Position: Assistant Professor, Departments of Obstetrics and Gynecology and Medicine (Geriatrics), University of Chicago, Pritzker School of Medicine and Biological Sciences Division
Clinical Scholar: 2000–2002, University of Chicago
Research Projects: Novel Biophysiological Pathways Through Which Social Factors and Sexuality Influence Health Throughout Life
Clinical Specialty: Gynecology, cervical dysplasia, female sexual function
Trading the fast-paced life of a practicing obstetrician and gynecologist for the quieter life of a researcher had an unanticipated effect on Robert Wood Johnson Foundation Clinical Scholar Stacy Tessler Lindau, MD.

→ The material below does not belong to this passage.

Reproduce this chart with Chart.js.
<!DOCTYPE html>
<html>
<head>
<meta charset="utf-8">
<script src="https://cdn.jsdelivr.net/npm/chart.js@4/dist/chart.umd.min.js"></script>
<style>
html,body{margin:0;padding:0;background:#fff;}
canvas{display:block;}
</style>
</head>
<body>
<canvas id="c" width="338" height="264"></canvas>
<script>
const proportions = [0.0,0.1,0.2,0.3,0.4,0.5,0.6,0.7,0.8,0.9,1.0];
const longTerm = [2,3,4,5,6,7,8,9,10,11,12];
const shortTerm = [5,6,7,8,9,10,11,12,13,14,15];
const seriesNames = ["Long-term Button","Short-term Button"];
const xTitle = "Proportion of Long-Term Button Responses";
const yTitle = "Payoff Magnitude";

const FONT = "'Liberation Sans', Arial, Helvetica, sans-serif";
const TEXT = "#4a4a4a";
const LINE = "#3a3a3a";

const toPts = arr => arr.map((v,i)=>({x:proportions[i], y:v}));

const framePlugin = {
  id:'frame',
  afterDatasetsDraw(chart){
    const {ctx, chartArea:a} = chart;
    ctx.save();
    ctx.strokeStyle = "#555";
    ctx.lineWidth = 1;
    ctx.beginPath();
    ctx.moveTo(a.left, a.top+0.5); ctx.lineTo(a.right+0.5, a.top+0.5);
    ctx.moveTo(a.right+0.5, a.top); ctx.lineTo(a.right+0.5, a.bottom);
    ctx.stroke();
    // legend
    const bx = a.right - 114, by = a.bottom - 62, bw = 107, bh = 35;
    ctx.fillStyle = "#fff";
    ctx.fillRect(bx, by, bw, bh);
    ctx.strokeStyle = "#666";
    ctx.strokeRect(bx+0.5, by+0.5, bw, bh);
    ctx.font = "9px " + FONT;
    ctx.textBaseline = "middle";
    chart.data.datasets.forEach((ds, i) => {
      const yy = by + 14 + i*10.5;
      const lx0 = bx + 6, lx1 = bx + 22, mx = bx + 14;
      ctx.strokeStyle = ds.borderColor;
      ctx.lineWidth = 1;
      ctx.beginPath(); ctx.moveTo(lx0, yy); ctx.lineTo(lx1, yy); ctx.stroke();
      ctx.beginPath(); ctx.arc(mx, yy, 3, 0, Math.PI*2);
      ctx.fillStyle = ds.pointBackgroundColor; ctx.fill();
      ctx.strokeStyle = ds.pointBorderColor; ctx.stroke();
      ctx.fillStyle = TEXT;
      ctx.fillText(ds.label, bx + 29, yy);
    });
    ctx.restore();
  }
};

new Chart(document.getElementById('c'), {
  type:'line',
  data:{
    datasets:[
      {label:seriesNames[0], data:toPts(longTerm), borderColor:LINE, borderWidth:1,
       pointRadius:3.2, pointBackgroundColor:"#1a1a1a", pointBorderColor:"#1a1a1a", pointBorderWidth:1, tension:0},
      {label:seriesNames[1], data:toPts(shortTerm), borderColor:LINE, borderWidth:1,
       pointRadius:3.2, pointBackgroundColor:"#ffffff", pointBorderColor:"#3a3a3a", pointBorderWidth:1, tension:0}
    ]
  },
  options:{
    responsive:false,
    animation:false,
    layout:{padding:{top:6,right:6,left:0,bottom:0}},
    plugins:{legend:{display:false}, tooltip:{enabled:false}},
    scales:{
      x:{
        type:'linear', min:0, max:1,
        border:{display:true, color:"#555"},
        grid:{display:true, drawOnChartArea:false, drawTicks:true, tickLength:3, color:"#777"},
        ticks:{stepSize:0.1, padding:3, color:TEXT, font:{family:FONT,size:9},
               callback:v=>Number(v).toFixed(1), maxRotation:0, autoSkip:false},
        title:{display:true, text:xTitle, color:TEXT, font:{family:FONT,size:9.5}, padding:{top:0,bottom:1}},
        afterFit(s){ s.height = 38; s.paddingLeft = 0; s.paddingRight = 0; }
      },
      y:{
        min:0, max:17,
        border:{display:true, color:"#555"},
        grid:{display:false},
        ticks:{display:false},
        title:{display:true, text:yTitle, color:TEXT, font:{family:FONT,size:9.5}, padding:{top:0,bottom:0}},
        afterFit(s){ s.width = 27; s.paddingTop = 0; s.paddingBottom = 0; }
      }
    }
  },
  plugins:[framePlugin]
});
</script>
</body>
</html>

"It was a difficult transition physically," Lindau recalls. "You're on your feet all day as an OB-GYN versus a more sedentary, pensive lifestyle where delivery of a manuscript is much fewer and far between."

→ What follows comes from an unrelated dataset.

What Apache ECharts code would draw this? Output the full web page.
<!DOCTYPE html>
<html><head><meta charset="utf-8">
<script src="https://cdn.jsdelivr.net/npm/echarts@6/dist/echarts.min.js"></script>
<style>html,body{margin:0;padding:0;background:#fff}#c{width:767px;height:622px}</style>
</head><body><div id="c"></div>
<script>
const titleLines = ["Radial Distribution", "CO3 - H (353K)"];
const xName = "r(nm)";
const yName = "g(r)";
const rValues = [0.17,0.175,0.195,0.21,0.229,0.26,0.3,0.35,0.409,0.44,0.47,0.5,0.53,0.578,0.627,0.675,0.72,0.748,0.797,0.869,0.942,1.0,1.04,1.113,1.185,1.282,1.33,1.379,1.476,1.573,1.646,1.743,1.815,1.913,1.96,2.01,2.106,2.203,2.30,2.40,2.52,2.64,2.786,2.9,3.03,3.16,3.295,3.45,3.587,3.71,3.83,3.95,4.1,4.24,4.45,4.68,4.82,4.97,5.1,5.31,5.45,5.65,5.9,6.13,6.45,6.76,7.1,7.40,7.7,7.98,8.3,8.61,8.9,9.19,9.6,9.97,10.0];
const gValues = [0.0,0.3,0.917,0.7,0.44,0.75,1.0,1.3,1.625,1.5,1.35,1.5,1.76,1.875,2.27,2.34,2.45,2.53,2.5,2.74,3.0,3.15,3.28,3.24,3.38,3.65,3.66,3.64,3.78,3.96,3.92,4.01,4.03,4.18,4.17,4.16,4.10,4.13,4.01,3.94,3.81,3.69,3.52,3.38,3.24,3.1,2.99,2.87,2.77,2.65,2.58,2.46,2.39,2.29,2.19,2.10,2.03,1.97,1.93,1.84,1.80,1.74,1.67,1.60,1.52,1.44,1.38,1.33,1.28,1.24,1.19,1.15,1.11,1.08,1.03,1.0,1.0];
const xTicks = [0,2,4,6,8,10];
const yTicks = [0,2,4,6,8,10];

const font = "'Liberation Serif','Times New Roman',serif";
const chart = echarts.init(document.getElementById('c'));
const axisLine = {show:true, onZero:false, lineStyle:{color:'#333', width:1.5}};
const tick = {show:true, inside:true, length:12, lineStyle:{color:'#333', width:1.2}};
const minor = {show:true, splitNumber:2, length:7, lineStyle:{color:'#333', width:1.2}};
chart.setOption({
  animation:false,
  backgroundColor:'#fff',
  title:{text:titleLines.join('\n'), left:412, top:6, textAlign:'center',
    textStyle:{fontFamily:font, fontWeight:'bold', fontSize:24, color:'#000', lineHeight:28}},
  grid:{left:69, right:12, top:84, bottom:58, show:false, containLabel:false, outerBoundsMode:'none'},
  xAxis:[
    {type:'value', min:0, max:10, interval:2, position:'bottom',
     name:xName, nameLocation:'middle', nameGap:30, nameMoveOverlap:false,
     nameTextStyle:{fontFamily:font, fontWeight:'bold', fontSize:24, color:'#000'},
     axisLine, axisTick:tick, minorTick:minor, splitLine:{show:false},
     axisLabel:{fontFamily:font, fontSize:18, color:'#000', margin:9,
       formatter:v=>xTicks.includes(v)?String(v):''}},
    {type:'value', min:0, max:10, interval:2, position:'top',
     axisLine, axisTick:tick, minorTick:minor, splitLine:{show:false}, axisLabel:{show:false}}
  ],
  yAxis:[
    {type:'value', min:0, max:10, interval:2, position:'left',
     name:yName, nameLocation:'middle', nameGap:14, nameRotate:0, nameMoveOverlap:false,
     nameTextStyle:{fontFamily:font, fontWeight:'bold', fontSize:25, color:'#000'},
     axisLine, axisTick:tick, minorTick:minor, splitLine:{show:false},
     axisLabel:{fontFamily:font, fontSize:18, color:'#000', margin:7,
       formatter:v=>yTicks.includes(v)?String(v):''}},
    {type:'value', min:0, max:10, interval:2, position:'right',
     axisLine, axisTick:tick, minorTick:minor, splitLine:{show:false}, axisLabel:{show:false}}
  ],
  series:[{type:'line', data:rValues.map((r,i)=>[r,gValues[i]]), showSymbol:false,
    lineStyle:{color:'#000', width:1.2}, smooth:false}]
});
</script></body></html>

"It's much easier to deliver ten babies than ten manuscripts," she says.
But taking a hiatus from the delivery room allowed Lindau to conduct population studies that she hopes may one day will have an impact on clinical practice.

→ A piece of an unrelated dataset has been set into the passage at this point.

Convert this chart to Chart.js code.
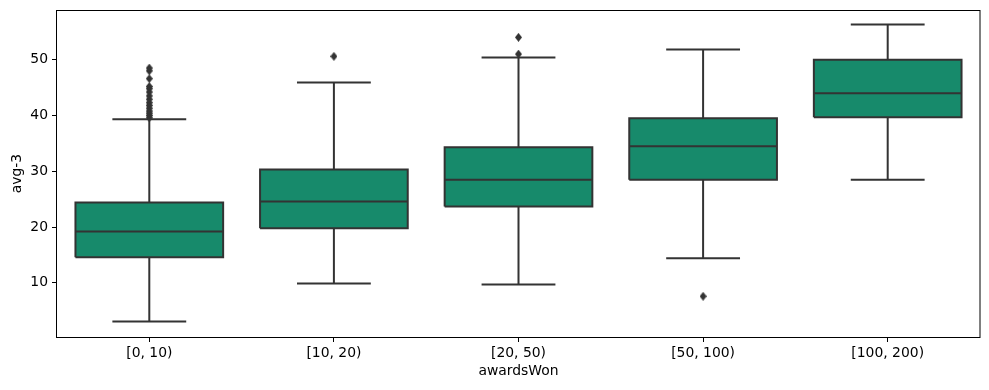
<!DOCTYPE html>
<html lang="en">
  <head>
    <meta charset="UTF-8" />
    <title>avg-3 by awardsWon</title>
    <script src="https://cdn.jsdelivr.net/npm/chart.js"></script>
    <style>
      body {
        margin: 0;
        background: #ffffff;
      }
      #chart {
        display: block;
      }
    </style>
  </head>
  <body>
    <canvas id="chart" width="989" height="390"></canvas>

    <script>
      // values
      const categories = ["[0, 10)", "[10, 20)", "[20, 50)", "[50, 100)", "[100, 200)"];
      const whiskerLow = [3.1, 9.9, 9.7, 14.4, 28.5];
      const q1 = [14.6, 19.8, 23.7, 28.5, 39.7];
      const medians = [19.2, 24.6, 28.5, 34.5, 44.0];
      const q3 = [24.4, 30.3, 34.3, 39.5, 50.0];
      const whiskerHigh = [39.3, 45.9, 50.4, 51.8, 56.3];
      const outliers = [
        [39.6, 40.0, 40.4, 40.8, 41.3, 41.8, 42.3, 42.9, 43.5, 44.2, 44.8, 45.2, 46.6, 48.0, 48.5],
        [50.6],
        [51.0, 54.0],
        [7.6],
        [],
      ];
      const yTicks = [10, 20, 30, 40, 50];

      const boxColor = "#178a6b";
      const lineColor = "#333333";
      const font = { family: "DejaVu Sans", size: 13.9 };

      // thin diamond marker like seaborn's "d"
      const diamond = document.createElement("canvas");
      diamond.width = 7;
      diamond.height = 9;
      const dctx = diamond.getContext("2d");
      dctx.fillStyle = lineColor;
      dctx.beginPath();
      dctx.moveTo(3.5, 0);
      dctx.lineTo(7, 4.5);
      dctx.lineTo(3.5, 9);
      dctx.lineTo(0, 4.5);
      dctx.closePath();
      dctx.fill();

      const boxes = categories.map((c, i) => ({ x: i, y: [q1[i], q3[i]] }));

      const outlinePts = [];
      const whiskerPts = [];
      const capPts = [];
      const medianPts = [];
      categories.forEach((c, i) => {
        outlinePts.push(
          { x: i - 0.4, y: q1[i] },
          { x: i + 0.4, y: q1[i] },
          { x: i + 0.4, y: q3[i] },
          { x: i - 0.4, y: q3[i] },
          { x: i - 0.4, y: q1[i] },
          { x: i, y: null }
        );
        whiskerPts.push({ x: i, y: q3[i] }, { x: i, y: whiskerHigh[i] }, { x: i, y: null });
        whiskerPts.push({ x: i, y: q1[i] }, { x: i, y: whiskerLow[i] }, { x: i, y: null });
        capPts.push({ x: i - 0.2, y: whiskerHigh[i] }, { x: i + 0.2, y: whiskerHigh[i] }, { x: i, y: null });
        capPts.push({ x: i - 0.2, y: whiskerLow[i] }, { x: i + 0.2, y: whiskerLow[i] }, { x: i, y: null });
        medianPts.push({ x: i - 0.4, y: medians[i] }, { x: i + 0.4, y: medians[i] }, { x: i, y: null });
      });

      const outlierPts = [];
      outliers.forEach((list, i) => list.forEach((v) => outlierPts.push({ x: i, y: v })));

      const segment = (data, order) => ({
        type: "line",
        data,
        order,
        borderColor: lineColor,
        borderWidth: 2,
        borderJoinStyle: "miter",
        borderCapStyle: "butt",
        pointRadius: 0,
        spanGaps: false,
        fill: false,
      });

      // box frame on all four sides, like matplotlib spines
      const frame = {
        id: "frame",
        afterDraw(chart) {
          const { ctx, chartArea: a } = chart;
          ctx.save();
          ctx.strokeStyle = "#000";
          ctx.lineWidth = 1;
          ctx.strokeRect(a.left - 0.5, a.top + 0.5, a.right - a.left + 0.5, a.bottom - a.top);
          ctx.restore();
        },
      };

      new Chart(document.getElementById("chart"), {
        type: "bar",
        data: {
          datasets: [
            {
              data: boxes,
              order: 4,
              backgroundColor: boxColor,
              borderWidth: 0,
              barPercentage: 0.8,
              categoryPercentage: 1,
            },
            segment(outlinePts, 3),
            segment(whiskerPts, 2),
            segment(capPts, 2),
            segment(medianPts, 1),
            {
              type: "scatter",
              data: outlierPts,
              order: 0,
              pointStyle: diamond,
              pointRadius: 4,
            },
          ],
        },
        options: {
          responsive: false,
          animation: false,
          layout: { padding: { top: 10, right: 9, left: 0, bottom: 0 } },
          plugins: { legend: { display: false }, tooltip: { enabled: false } },
          scales: {
            x: {
              type: "linear",
              min: -0.5,
              max: 4.5,
              offset: false,
              afterBuildTicks: (s) => {
                s.ticks = categories.map((c, i) => ({ value: i }));
              },
              afterFit: (s) => {
                s.height = 53;
              },
              grid: {
                offset: false,
                drawOnChartArea: false,
                drawTicks: true,
                tickLength: 5,
                color: "#000",
              },
              border: { display: false },
              ticks: {
                color: "#000",
                font,
                padding: 3,
                maxRotation: 0,
                callback: (v) => categories[v],
              },
              title: {
                display: true,
                text: "awardsWon",
                color: "#000",
                font,
                padding: { top: 0, bottom: 10 },
              },
            },
            y: {
              min: 0.3,
              max: 58.9,
              afterBuildTicks: (s) => {
                s.ticks = yTicks.map((v) => ({ value: v }));
              },
              afterFit: (s) => {
                s.width = 57;
                s.paddingTop = 0;
                s.paddingBottom = 0;
              },
              grid: {
                drawOnChartArea: false,
                drawTicks: true,
                tickLength: 5,
                color: "#000",
              },
              border: { display: false },
              ticks: { color: "#000", font, padding: 4 },
              title: {
                display: true,
                text: "avg-3",
                color: "#000",
                font,
                padding: { top: 9, bottom: 0 },
              },
            },
          },
        },
        plugins: [frame],
      });
    </script>
  </body>
</html>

"I have become very interested in harnessing the strengths of population samples to get more generalized information about Americans' health," says Lindau. "This is different from clinical research, where we tend to draw subjects from our clinics and there is a limit to our research because we can only study those who come to our care."
For one of her projects, Lindau drew from a database at the Illinois Department of Children and Family Services to find HIV-positive women who had given birth to two children after being diagnosed. "We wanted to know from these women what factors contributed to their sexual behavior and health practices around prenatal care and HIV care," says Lindau.
In-depth interviews revealed that most of the women received inadequate or no prenatal care and did not disclose their HIV status at delivery. The women told of many barriers, both social and institutional, that got in the way of accepting care for themselves and their newborns.
In another study, Lindau and colleagues interviewed some 500 women getting Pap test screenings at ambulatory women's clinics. They discovered that the women who read below a ninth grade level were less likely to understand the purpose of the test or to seek proper follow-up care if the results indicated precursors to cervical cancer. Complicating patient comprehension was the fact that physicians tended to overestimate patient literacy, thereby missing opportunities to communicate adequately with lower-literacy women.
Such failure in physician-patient communication leaves many women in "a precarious limbo between diagnosis and treatment," Lindau told Reuters Health (an internet supplier of health and medical news), as they may not know how to interpret test results mailed days after their doctor's visit.
These studies led to a larger population study—the National Social Life Health and Aging project, funded by the National Institute on Aging—and a more ambitious research goal:
To discover how social relationships, in particular intimate relationships, influence health as people age. For this study, investigators are not only interviewing subjects but also collecting biological data in people’s homes.
"One of the limitations in home settings is that we don't have the convenience of the laboratory or a phlebotomist down the hall," says Lindau. "We have developed minimally invasive methods for collecting data in this setting—ranging from blood pressure to heart rate to more high-tech data collection like finger stick blood samples, self-collected vaginal samples or salivary samples.
"It's literally a laboratory in a wheelie bag," she says, "and it allows interviewers to collect this objective health data at the same time we collect really high-quality, in-depth social self-report data."
So far, the study has gathered data from some 3,000 people, ages 57 to 85. "My hope is that this national study will inform public policy and health policy about important issues related to the social lives and relationships of older people," Lindau says, "and the importance of those relationships for health at older ages."
Lindau credits the Clinical Scholars program with helping her think broadly and creatively about these important research issues. "Clinical Scholars offered an environment where I took full advantage of connections to scientists of all kinds," she says. "I was able to interact regularly with sociologists and economists, in addition to physicians across all disciplines.
"I was exposed to a variety of ways of thinking about human behavior as it relates to health, and various methodologies to better understand human health behavior. I can't imagine how I would have gotten to this point without the Clinical Scholars program."